SoCal Edison was going about its business trying to build a substation in Riverside County's San Timoteo Canyon when its team of scientists stumbled upon a jackpot of animal bones and plant fossils dating back about 1.4 million years (that's one million years older than those youngster La Brea Tar Pits). Back in what was called the Irvingtonian North American Land Mammal Age, the area was lush and green; the group found fossil evidence of "birch, pine, sycamore, oak, willows and cottonwoods, as well as cattails and horsetails," according to the LA Times. There were also, reports the AP, "nearly 1,500 bone fragments, including a giant cat that was the ancestor of the saber-toothed tiger, ground sloths the size of a modern-day grizzly bear, two types of camels and more than 1,200 bones from small rodents," plus llamas, deer, and a horse with tooth marks on its leg. Many are very well-preserved.
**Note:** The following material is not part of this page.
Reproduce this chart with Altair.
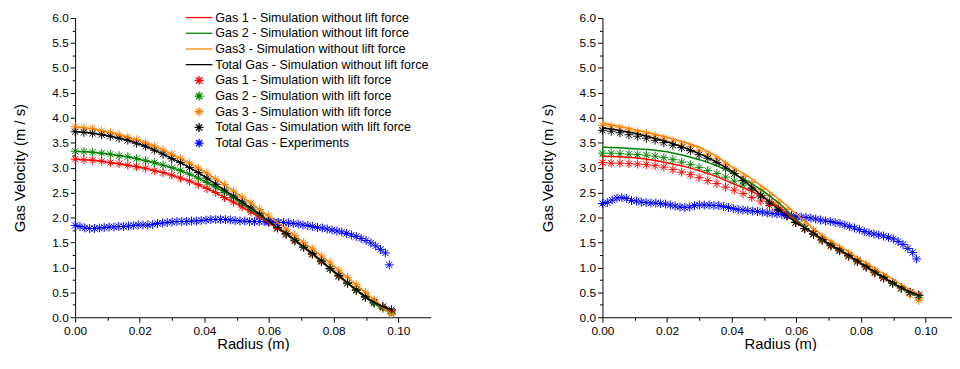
import altair as alt
import pandas as pd

FONT = "Liberation Sans"

# ---------------- data ----------------
SERIES_LINES = [
    "Gas 1 - Simulation without lift force",
    "Gas 2 - Simulation without lift force",
    "Gas3 - Simulation without lift force",
    "Total Gas - Simulation without lift force",
]
SERIES_POINTS = [
    "Gas 1 - Simulation with lift force",
    "Gas 2 - Simulation with lift force",
    "Gas 3 - Simulation with lift force",
    "Total Gas - Simulation with lift force",
    "Total Gas - Experiments",
]
LINE_COLORS = ["#ff0000", "#008000", "#ff8000", "#000000"]
POINT_COLORS = ["#ff0000", "#008000", "#ff8000", "#000000", "#0000ff"]

X_TICKS = [0.0, 0.01, 0.02, 0.03, 0.04, 0.05, 0.06, 0.07, 0.08, 0.09, 0.10]
Y_TICKS = [0.0, 0.25, 0.5, 0.75, 1.0, 1.25, 1.5, 1.75, 2.0, 2.25, 2.5, 2.75, 3.0,
           3.25, 3.5, 3.75, 4.0, 4.25, 4.5, 4.75, 5.0, 5.25, 5.5, 5.75, 6.0]

# radius grid of the simulation markers
R_PTS = [0.0, 0.0027, 0.0054, 0.0082, 0.0109, 0.0136, 0.0163, 0.0190, 0.0218, 0.0245,
         0.0272, 0.0299, 0.0326, 0.0354, 0.0381, 0.0408, 0.0435, 0.0462, 0.0490, 0.0517,
         0.0544, 0.0571, 0.0598, 0.0626, 0.0653, 0.0680, 0.0707, 0.0734, 0.0762, 0.0789,
         0.0816, 0.0843, 0.0870, 0.0898, 0.0925, 0.0952, 0.0979]
# radius grid of the right panel simulation lines
R_LINE = [0.0, 0.005, 0.01, 0.015, 0.02, 0.025, 0.03, 0.035, 0.04, 0.045, 0.05,
          0.055, 0.06, 0.065, 0.07, 0.075, 0.08, 0.085, 0.09, 0.095, 0.098]
# radius grid of the experiments
R_EXP = [0.0, 0.0015, 0.003, 0.0045, 0.006, 0.0075, 0.009, 0.0105, 0.012, 0.0135,
         0.015, 0.0165, 0.018, 0.0195, 0.021, 0.0225, 0.024, 0.0255, 0.027, 0.0285,
         0.03, 0.0315, 0.033, 0.0345, 0.036, 0.0375, 0.039, 0.0405, 0.042, 0.0435,
         0.045, 0.0465, 0.048, 0.0495, 0.051, 0.0525, 0.054, 0.0555, 0.057, 0.0585,
         0.06, 0.0615, 0.063, 0.0645, 0.066, 0.0675, 0.069, 0.0705, 0.072, 0.0735,
         0.075, 0.0765, 0.078, 0.0795, 0.081, 0.0825, 0.084, 0.0855, 0.087, 0.0885,
         0.09, 0.0915, 0.093, 0.0945, 0.096, 0.0972]

# ----- left panel (simulations with and without lift force coincide) -----
LEFT_GAS1 = [3.17, 3.16, 3.15, 3.13, 3.10, 3.08, 3.05, 3.02, 2.99, 2.94,
             2.90, 2.85, 2.79, 2.73, 2.66, 2.58, 2.50, 2.40, 2.31, 2.21,
             2.11, 2.01, 1.90, 1.78, 1.66, 1.53, 1.40, 1.26, 1.11, 0.97,
             0.82, 0.68, 0.54, 0.41, 0.30, 0.21, 0.12]
LEFT_GAS2 = [3.33, 3.32, 3.31, 3.29, 3.27, 3.24, 3.22, 3.18, 3.14, 3.10,
             3.05, 3.00, 2.94, 2.87, 2.79, 2.70, 2.61, 2.51, 2.40, 2.28,
             2.16, 2.04, 1.92, 1.80, 1.67, 1.54, 1.40, 1.27, 1.12, 0.97,
             0.83, 0.68, 0.54, 0.40, 0.28, 0.18, 0.08]
LEFT_GAS3 = [3.82, 3.80, 3.78, 3.74, 3.70, 3.66, 3.61, 3.56, 3.50, 3.43,
             3.35, 3.27, 3.18, 3.09, 2.99, 2.89, 2.77, 2.66, 2.53, 2.41,
             2.29, 2.16, 2.03, 1.90, 1.77, 1.64, 1.50, 1.37, 1.23, 1.09,
             0.94, 0.80, 0.65, 0.50, 0.35, 0.19, 0.06]
LEFT_TOTAL = [3.72, 3.71, 3.69, 3.66, 3.63, 3.59, 3.55, 3.49, 3.43, 3.35,
              3.27, 3.18, 3.10, 3.00, 2.90, 2.79, 2.67, 2.55, 2.43, 2.31,
              2.19, 2.07, 1.93, 1.80, 1.68, 1.55, 1.41, 1.28, 1.13, 0.98,
              0.84, 0.69, 0.55, 0.41, 0.30, 0.21, 0.15]
LEFT_EXP = [1.84, 1.82, 1.79, 1.78, 1.78, 1.79, 1.80, 1.81, 1.81, 1.82,
            1.82, 1.83, 1.84, 1.85, 1.85, 1.85, 1.86, 1.88, 1.89, 1.90,
            1.91, 1.92, 1.92, 1.92, 1.93, 1.93, 1.94, 1.95, 1.96, 1.96,
            1.96, 1.96, 1.95, 1.94, 1.93, 1.93, 1.92, 1.92, 1.92, 1.92,
            1.91, 1.91, 1.90, 1.90, 1.89, 1.88, 1.87, 1.85, 1.84, 1.82,
            1.80, 1.79, 1.77, 1.75, 1.73, 1.71, 1.68, 1.65, 1.62, 1.58,
            1.54, 1.49, 1.43, 1.36, 1.29, 1.05]

# ----- right panel -----
RIGHT_LINE_GAS1 = [3.23, 3.22, 3.20, 3.16, 3.10, 3.03, 2.94, 2.83, 2.69, 2.56, 2.41,
                   2.20, 1.92, 1.68, 1.45, 1.27, 1.06, 0.86, 0.67, 0.50, 0.44]
RIGHT_LINE_GAS2 = [3.41, 3.40, 3.38, 3.36, 3.32, 3.25, 3.16, 3.05, 2.90, 2.73, 2.52,
                   2.27, 1.95, 1.69, 1.46, 1.28, 1.07, 0.87, 0.67, 0.50, 0.42]
RIGHT_LINE_GAS3 = [3.89, 3.83, 3.76, 3.69, 3.61, 3.52, 3.41, 3.24, 3.02, 2.83, 2.60,
                   2.35, 2.07, 1.80, 1.55, 1.36, 1.15, 0.95, 0.76, 0.56, 0.46]
RIGHT_LINE_TOTAL = [3.80, 3.75, 3.69, 3.61, 3.52, 3.41, 3.28, 3.12, 2.93, 2.68, 2.40,
                    2.14, 1.89, 1.70, 1.47, 1.29, 1.08, 0.88, 0.68, 0.51, 0.44]
RIGHT_PTS_GAS1 = [3.10, 3.09, 3.09, 3.08, 3.07, 3.06, 3.04, 3.01, 2.96, 2.91,
                  2.86, 2.80, 2.74, 2.68, 2.61, 2.55, 2.48, 2.40, 2.33, 2.24,
                  2.14, 2.03, 1.90, 1.77, 1.66, 1.54, 1.43, 1.33, 1.22, 1.11,
                  1.00, 0.89, 0.78, 0.68, 0.58, 0.50, 0.45]
RIGHT_PTS_GAS2 = [3.29, 3.29, 3.28, 3.27, 3.26, 3.25, 3.23, 3.20, 3.16, 3.11,
                  3.06, 3.00, 2.94, 2.88, 2.81, 2.73, 2.65, 2.55, 2.45, 2.32,
                  2.19, 2.05, 1.91, 1.78, 1.67, 1.55, 1.44, 1.34, 1.23, 1.12,
                  1.01, 0.90, 0.79, 0.68, 0.58, 0.49, 0.40]
RIGHT_PTS_GAS3 = [3.85, 3.83, 3.80, 3.76, 3.72, 3.68, 3.64, 3.59, 3.53, 3.47,
                  3.42, 3.35, 3.27, 3.18, 3.07, 2.94, 2.82, 2.70, 2.56, 2.44,
                  2.30, 2.16, 2.01, 1.87, 1.74, 1.61, 1.50, 1.39, 1.28, 1.16,
                  1.06, 0.94, 0.82, 0.70, 0.58, 0.45, 0.34]
RIGHT_PTS_TOTAL = [3.75, 3.73, 3.70, 3.66, 3.63, 3.59, 3.55, 3.50, 3.45, 3.40,
                   3.34, 3.26, 3.19, 3.10, 2.99, 2.88, 2.74, 2.59, 2.43, 2.29,
                   2.16, 2.04, 1.90, 1.78, 1.67, 1.56, 1.45, 1.35, 1.24, 1.13,
                   1.02, 0.91, 0.80, 0.69, 0.59, 0.50, 0.44]
RIGHT_EXP = [2.28, 2.30, 2.35, 2.39, 2.40, 2.38, 2.34, 2.33, 2.31, 2.30,
             2.29, 2.29, 2.28, 2.27, 2.25, 2.23, 2.21, 2.20, 2.21, 2.24,
             2.25, 2.25, 2.25, 2.24, 2.24, 2.22, 2.20, 2.18, 2.16, 2.15,
             2.14, 2.13, 2.12, 2.11, 2.09, 2.08, 2.07, 2.06, 2.05, 2.04,
             2.02, 2.01, 2.00, 1.99, 1.97, 1.95, 1.93, 1.92, 1.90, 1.88,
             1.85, 1.82, 1.79, 1.76, 1.72, 1.69, 1.67, 1.65, 1.63, 1.60,
             1.57, 1.52, 1.46, 1.38, 1.30, 1.17]


def long_df(pairs):
    rows = []
    for name, rs, vs in pairs:
        for r, v in zip(rs, vs):
            rows.append({"r": r, "v": v, "series": name})
    return pd.DataFrame(rows)


left_lines = long_df([(SERIES_LINES[0], R_PTS, LEFT_GAS1), (SERIES_LINES[1], R_PTS, LEFT_GAS2),
                      (SERIES_LINES[2], R_PTS, LEFT_GAS3), (SERIES_LINES[3], R_PTS, LEFT_TOTAL)])
left_pts = long_df([(SERIES_POINTS[0], R_PTS, LEFT_GAS1), (SERIES_POINTS[1], R_PTS, LEFT_GAS2),
                    (SERIES_POINTS[2], R_PTS, LEFT_GAS3), (SERIES_POINTS[3], R_PTS, LEFT_TOTAL),
                    (SERIES_POINTS[4], R_EXP, LEFT_EXP)])
right_lines = long_df([(SERIES_LINES[0], R_LINE, RIGHT_LINE_GAS1), (SERIES_LINES[1], R_LINE, RIGHT_LINE_GAS2),
                       (SERIES_LINES[2], R_LINE, RIGHT_LINE_GAS3), (SERIES_LINES[3], R_LINE, RIGHT_LINE_TOTAL)])
right_pts = long_df([(SERIES_POINTS[0], R_PTS, RIGHT_PTS_GAS1), (SERIES_POINTS[1], R_PTS, RIGHT_PTS_GAS2),
                     (SERIES_POINTS[2], R_PTS, RIGHT_PTS_GAS3), (SERIES_POINTS[3], R_PTS, RIGHT_PTS_TOTAL),
                     (SERIES_POINTS[4], R_EXP, RIGHT_EXP)])

# ---------------- styling ----------------
LINE_SYMBOL = "M-2,0L2,0"
STAR_SYMBOL = "M-0.67,0L0.67,0M0,-0.67L0,0.67M-0.47,-0.47L0.47,0.47M-0.47,0.47L0.47,-0.47"
ALL_SERIES = SERIES_LINES + SERIES_POINTS
ALL_COLORS = LINE_COLORS + POINT_COLORS
ALL_SHAPES = [LINE_SYMBOL] * 4 + [STAR_SYMBOL] * 5

x_axis = alt.Axis(
    values=X_TICKS, title="Radius (m)", grid=False,
    labelExpr="(round(datum.value*100) % 2 == 0) ? format(datum.value, '.2f') : ''",
    tickSize={"condition": {"test": "round(datum.value*100) % 2 == 0", "value": 5}, "value": 3},
    labelFlush=False, labelOverlap=False, domainColor="black", tickColor="black",
    domainWidth=1, tickWidth=1,
    labelColor="black", titleColor="black", labelFont=FONT, titleFont=FONT,
    labelFontSize=12, titleFontSize=15, titleFontWeight="normal",
    labelPadding=3, titlePadding=-2, minExtent=22, maxExtent=22,
)
y_axis = alt.Axis(
    values=Y_TICKS, title="Gas Velocity (m / s)", grid=False,
    labelExpr="(abs(datum.value*2 - round(datum.value*2)) < 0.001) ? format(datum.value, '.1f') : ''",
    tickSize={"condition": {"test": "abs(datum.value*2 - round(datum.value*2)) < 0.001", "value": 5}, "value": 3},
    labelFlush=False, labelOverlap=False, domainColor="black", tickColor="black",
    domainWidth=1, tickWidth=1,
    labelColor="black", titleColor="black", labelFont=FONT, titleFont=FONT,
    labelFontSize=12, titleFontSize=15, titleFontWeight="normal",
    labelPadding=2, titlePadding=18, minExtent=30, maxExtent=30,
)

legend = alt.Legend(
    orient="none", legendX=118, legendY=-8, title=None, direction="vertical",
    labelFont=FONT, labelFontSize=12.7, labelColor="black", labelLimit=500,
    symbolSize=182, symbolStrokeWidth=1.3, labelOffset=9, rowPadding=0.9, padding=0,
    symbolOpacity=1,
)


def panel(lines_df, pts_df):
    x = alt.X("r:Q", scale=alt.Scale(domain=[0, 0.11], nice=False, zero=False), axis=x_axis)
    y = alt.Y("v:Q", scale=alt.Scale(domain=[0, 6], nice=False), axis=y_axis)
    pts = alt.Chart(pts_df).mark_point(filled=False, size=182, strokeWidth=1, opacity=1).encode(
        x=x, y=y,
        color=alt.Color("series:N", scale=alt.Scale(domain=ALL_SERIES, range=ALL_COLORS), legend=legend),
        shape=alt.Shape("series:N", scale=alt.Scale(domain=ALL_SERIES, range=ALL_SHAPES), legend=legend),
    )
    lines = alt.Chart(lines_df).mark_line(strokeWidth=1.5).encode(
        x=x, y=y,
        stroke=alt.Stroke("series:N", scale=alt.Scale(domain=SERIES_LINES, range=LINE_COLORS), legend=None),
    )
    return alt.layer(pts, lines).properties(width=360, height=303)


chart = alt.hconcat(panel(left_lines, left_pts), panel(right_lines, right_pts), spacing=111).properties(
    padding={"left": 5, "top": 0, "right": -6, "bottom": -3}, background="white"
).configure_view(strokeWidth=0, strokeOpacity=0)

chart.save("out.html", embed_options={"renderer": "svg", "actions": False})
The find comes from a hilly region that was once flat, pushed up over the years by earthquakes on the San Jacinto fault, so the age of the fossils can help date fault activity. "The new find suggests that the average slip rate along the fault is substantially greater than geologists had previously believed," says the LAT, which means the San Jacinto could cause bigger quakes than previously believed. Thanks to the sloth skeletons for the helpful info.
The scientists will probably start publishing their finds in the spring, the substation is set to open in mid-2011, and the fossils will be put on public display in Hemet's Western Science Center around the end of the year. It's a happy ending for everyone, except, of course, for that horse.